DZOE-TV (channel 11) is a television station in Metro Manila, Philippines, serving as the flagship of the A2Z network. It is owned by ZOE Broadcasting Network (alongside Light TV flagship DZOZ-DTV [channel 33]) and operated by ABS-CBN Corporation under a blocktime agreement. The station maintains studios at the ABS-CBN Broadcasting Center, Sgt. Esguerra Ave. corner Mo. Ignacia St., Diliman, Quezon City and 22nd floor, Strata 2000 Bldg., F. Ortigas Jr. Road (formerly Emerald Avenue), Ortigas Center, Pasig, while its hybrid analog and digital transmitting facility is located at Crestview Heights Subdivision, Brgy. San Roque, Antipolo, Rizal.

History

Prior history
The Channel 11 frequency, originally under the DWXI-TV call letters in Metro Manila, was granted to a joint venture between the leaders of two major Filipino religious movements, Mike Velarde (of the El Shaddai movement) and Eddie Villanueva (of the Jesus Is Lord Church). Disputes between the two leaders resulted in both parties wanting full control of channel 11's stake. With the intervention of the Philippine Congress, Villanueva and JIL successfully won the rights to the station. His organization paid compensation to Velarde's broadcast company Delta Broadcasting System, as part of the deal.

ZOE TV (1998–2005)
On April 13, 1998, JIL launched its own TV channel ZOE TV. Its callsign and corporate entity were renamed to reflect the channel's existence. ZOE TV broadcast independently with religious, news and public affairs, music videos, educational and lifestyle programs, as well as an amount of infomercial blocks, serving as an alternative to the major television networks that occupy the remainder of the VHF channel band. From its inception, ZOE occupies an office space, studio and master control equipment, and transmitter room at the Strata 2000 Building along the Pasig section of Ortigas Center (sharing space with Southern Broadcasting Network).

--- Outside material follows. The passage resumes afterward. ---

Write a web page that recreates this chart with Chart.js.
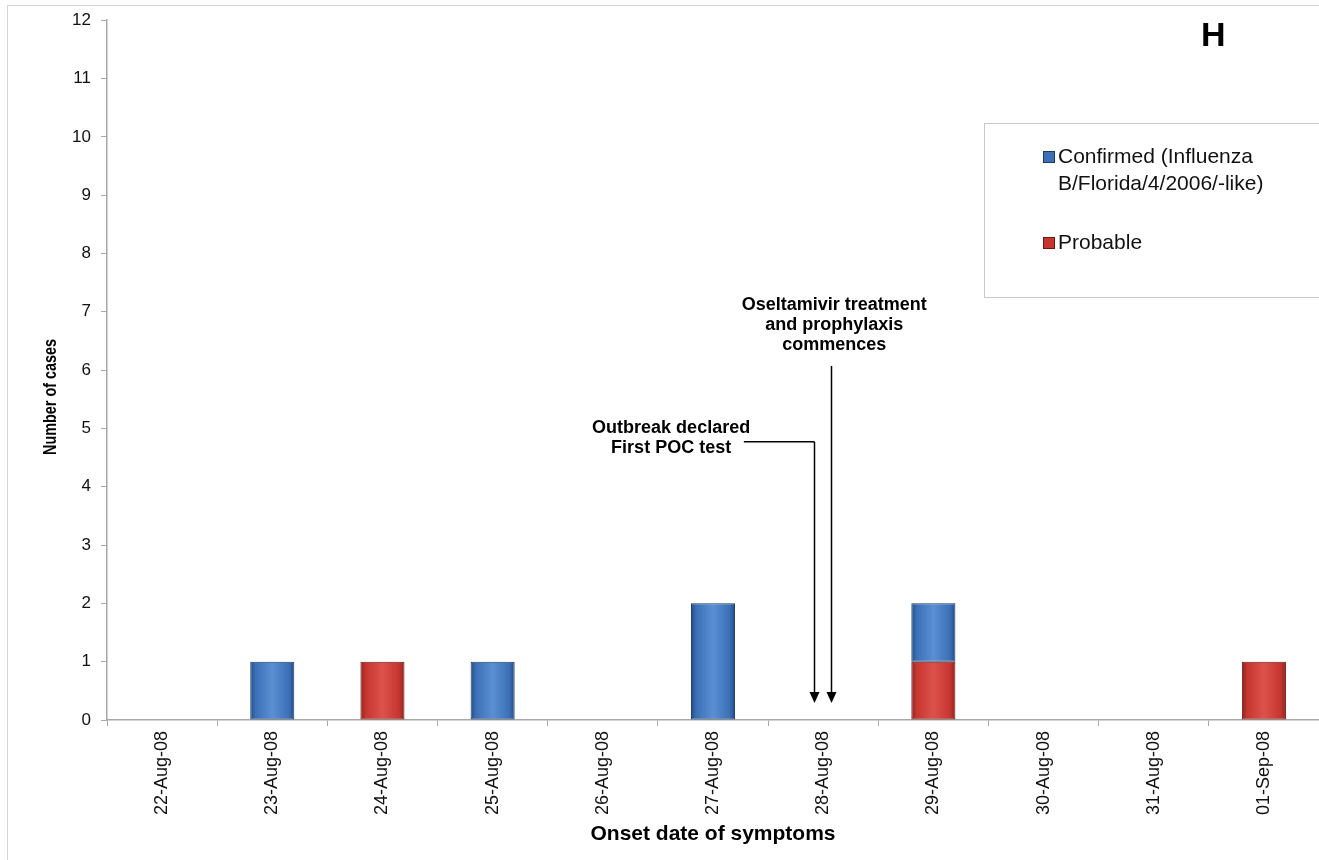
<!DOCTYPE html>
<html>
<head>
<meta charset="utf-8">
<script src="https://cdn.jsdelivr.net/npm/chart.js@4.4.1/dist/chart.umd.min.js"></script>
<style>
  html, body { margin: 0; padding: 0; background: #fff; }
  #wrap { width: 1319px; height: 860px; position: relative; }
</style>
</head>
<body>
<div id="wrap"><canvas id="epiChart"></canvas></div>
<script>
// categories and series
const onsetDates = ['22-Aug-08', '23-Aug-08', '24-Aug-08', '25-Aug-08', '26-Aug-08', '27-Aug-08',
                    '28-Aug-08', '29-Aug-08', '30-Aug-08', '31-Aug-08', '01-Sep-08'];
const confirmedCases = [0, 1, 0, 1, 0, 2, 0, 1, 0, 0, 0];
const probableCases = [0, 0, 1, 0, 0, 0, 0, 1, 0, 0, 1];
const yTicks = [0, 1, 2, 3, 4, 5, 6, 7, 8, 9, 10, 11, 12];
const seriesNames = [['Confirmed (Influenza', 'B/Florida/4/2006/-like)'], ['Probable']];

// annotation positions in data units (category index, cases)
const outbreakText = ['Outbreak declared', 'First POC test'];
const outbreakArrow = { x: 5.92, top: 4.77, tip: 0.29, leaderFrom: 5.28 };
const treatmentText = ['Oseltamivir treatment', 'and prophylaxis', 'commences'];
const treatmentArrow = { x: 6.07, top: 6.07, tip: 0.29 };

const FONT = '"Liberation Sans", Arial, Helvetica, sans-serif';
const colors = {
    blue: { mid: '#3b70b6', light: '#5b8fd3', dark: '#234c86', border: '#1c3a66' },
    red:  { mid: '#c6362f', light: '#dc524b', dark: '#8e221d', border: '#6a1915' }
};

function barGradient(ctx, c) {
    const chart = ctx.chart;
    const xs = chart.scales.x;
    if (!chart.chartArea || !xs || ctx.dataIndex === undefined) return c.mid;
    const cx = xs.getPixelForValue(ctx.dataIndex);
    const w = xs.width / onsetDates.length * 0.4;
    const g = chart.ctx.createLinearGradient(cx - w / 2, 0, cx + w / 2, 0);
    g.addColorStop(0, c.dark);
    g.addColorStop(0.12, c.mid);
    g.addColorStop(0.5, c.light);
    g.addColorStop(0.88, c.mid);
    g.addColorStop(1, c.dark);
    return g;
}

// outer frame, legend, annotations
const decorations = {
    id: 'decorations',
    beforeDraw(chart) {
        const ctx = chart.ctx;
        ctx.save();
        ctx.strokeStyle = '#d4d4d4';
        ctx.lineWidth = 1;
        ctx.strokeRect(7.5, 5.5, chart.width + 10, chart.height + 10);
        ctx.restore();
    },
    afterDraw(chart) {
        const ctx = chart.ctx;
        const xs = chart.scales.x, ys = chart.scales.y;
        const px = v => xs.getPixelForValue(v);
        const py = v => ys.getPixelForValue(v);
        ctx.save();

        // y axis title (condensed like the original)
        ctx.fillStyle = '#000';
        ctx.font = 'bold 18px ' + FONT;
        ctx.textAlign = 'center';
        ctx.textBaseline = 'middle';
        ctx.save();
        ctx.translate(51, 397);
        ctx.rotate(-Math.PI / 2);
        ctx.scale(0.8, 1);
        ctx.fillText('Number of cases', 0, 0);
        ctx.restore();

        // panel letter
        ctx.font = 'bold 34px ' + FONT;
        ctx.fillText('H', px(9.54), py(11.72));

        // legend
        ctx.strokeStyle = '#c8c8c8';
        ctx.lineWidth = 1;
        ctx.strokeRect(984.5, 123.5, 400, 174);
        ctx.font = '21px ' + FONT;
        ctx.textAlign = 'left';
        const legendRows = [
            { c: colors.blue, y: 157, lines: seriesNames[0] },
            { c: colors.red, y: 243, lines: seriesNames[1] }
        ];
        legendRows.forEach(r => {
            ctx.fillStyle = r.c.mid;
            ctx.fillRect(1043, r.y - 6, 12, 12);
            ctx.strokeStyle = r.c.border;
            ctx.strokeRect(1043.5, r.y - 5.5, 11, 11);
            ctx.fillStyle = '#111';
            r.lines.forEach((t, i) => ctx.fillText(t, 1058, r.y + i * 27));
        });

        // annotation texts
        ctx.font = 'bold 18px ' + FONT;
        ctx.textAlign = 'center';
        ctx.fillStyle = '#000';
        outbreakText.forEach((t, i) => ctx.fillText(t, px(4.62), py(5.01) + i * 20));
        treatmentText.forEach((t, i) => ctx.fillText(t, px(6.1), py(7.11) + i * 20));

        // arrows
        ctx.strokeStyle = '#000';
        ctx.lineWidth = 1.5;
        function arrow(x, yTop, yTip) {
            ctx.beginPath();
            ctx.moveTo(x, yTop);
            ctx.lineTo(x, yTip - 10);
            ctx.stroke();
            ctx.beginPath();
            ctx.moveTo(x - 5, yTip - 11);
            ctx.lineTo(x + 5, yTip - 11);
            ctx.lineTo(x, yTip);
            ctx.closePath();
            ctx.fill();
        }
        const ox = Math.round(px(outbreakArrow.x)) + 0.5;
        ctx.beginPath();
        ctx.moveTo(px(outbreakArrow.leaderFrom), py(outbreakArrow.top));
        ctx.lineTo(ox, py(outbreakArrow.top));
        ctx.stroke();
        arrow(ox, py(outbreakArrow.top), py(outbreakArrow.tip));
        arrow(Math.round(px(treatmentArrow.x)) + 0.5, py(treatmentArrow.top), py(treatmentArrow.tip));

        ctx.restore();
    }
};

const chartCanvas = document.getElementById('epiChart');
new Chart(chartCanvas, {
    type: 'bar',
    data: {
        labels: onsetDates,
        datasets: [{
            label: 'Probable',
            data: probableCases,
            backgroundColor: ctx => barGradient(ctx, colors.red),
            borderColor: colors.red.border,
            borderWidth: 1,
            borderSkipped: false
        }, {
            label: 'Confirmed (Influenza B/Florida/4/2006/-like)',
            data: confirmedCases,
            backgroundColor: ctx => barGradient(ctx, colors.blue),
            borderColor: colors.blue.border,
            borderWidth: 1,
            borderSkipped: false
        }]
    },
    options: {
        responsive: true,
        maintainAspectRatio: false,
        animation: false,
        layout: { padding: { left: 0, right: 0, top: 17, bottom: 0 } },
        datasets: { bar: { barPercentage: 0.4, categoryPercentage: 1 } },
        scales: {
            x: {
                stacked: true,
                grid: { drawOnChartArea: false, drawTicks: true, tickLength: 6, color: '#a8a8a8', offset: true },
                border: { color: '#a8a8a8', width: 1.5 },
                ticks: {
                    color: '#111',
                    font: { family: FONT, size: 18 },
                    minRotation: 90,
                    maxRotation: 90,
                    padding: 5,
                    autoSkip: false
                },
                title: {
                    display: true,
                    text: 'Onset date of symptoms',
                    color: '#000',
                    font: { family: FONT, size: 21, weight: 'bold' },
                    padding: { top: 0, bottom: 13 }
                },
                afterFit: scale => { scale.height = 140; }
            },
            y: {
                stacked: true,
                min: 0,
                max: 12,
                grid: { drawOnChartArea: false, drawTicks: true, tickLength: 6, color: '#a8a8a8' },
                border: { color: '#a8a8a8', width: 1.5 },
                afterBuildTicks: scale => { scale.ticks = yTicks.map(v => ({ value: v })); },
                ticks: {
                    color: '#111',
                    font: { family: FONT, size: 17 },
                    padding: 10
                },
                afterFit: scale => { scale.width = 107; }
            }
        },
        plugins: {
            legend: { display: false },
            tooltip: { enabled: false }
        }
    },
    plugins: [decorations]
});
</script>
</body>
</html>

In 1999, broadcast distribution company Enternet of Mr. Benito Araneta entered into a channel lease agreement with DZOE-TV, allowing the former to simulcast CNBC Asia during channel 11's daytime hours, which later expanded to a 24/7 broadcast service. Contract disputes would lead to the agreement ending in 2002 with Enternet subsequently filing a case against Villanueva and ZOE. The ZOE TV branding remained in use throughout its era.

In 2001, ZOE TV became the first TV station to air the second EDSA Revolution that saw former president Joseph Estrada ousted by angered Anti-Estrada protesters due to various corruption allegations as well as he was violated by the 1987 Constitution.

From a 12 to 13-hour operation (which, during the CNBC on ZOE TV period, where it operated 24/7), the station reduced broadcast to just 9 hours per day from 2:00 PM to 11:00 PM in its final years of the brand.

QTV/Q/GMA News TV (2005–2019)
In April 2005, Citynet Network Marketing and Productions, Inc., a subsidiary of GMA Network, Inc., and ZOE TV entered an agreement for Citynet leasing the entire TV airtime block of the station in exchange for upgrading ZOE TV's facilities and ZOE distributing its in-house programs to GMA Network's airtime. GMA has been developing a revival of its sister television network through Citynet after its last stint as an affiliate of Channel V in 1999 but closed down in 2001 due to financial problems. And although Citynet has its own sister station in Mega Manila through DWDB-TV channel 27 (launched in 1995 as the first UHF station in the market owned by a major broadcast network), while its regional stations are cleared for reactivation, the station's old transmitter was degraded and its signal could not reach to areas normally received by GMA's flagship DZBB-TV channel 7. The agreement was believed to be seen as GMA's only alternative at that time to make sure there will be no significant loss of household viewership in the market once the sister TV network is revived.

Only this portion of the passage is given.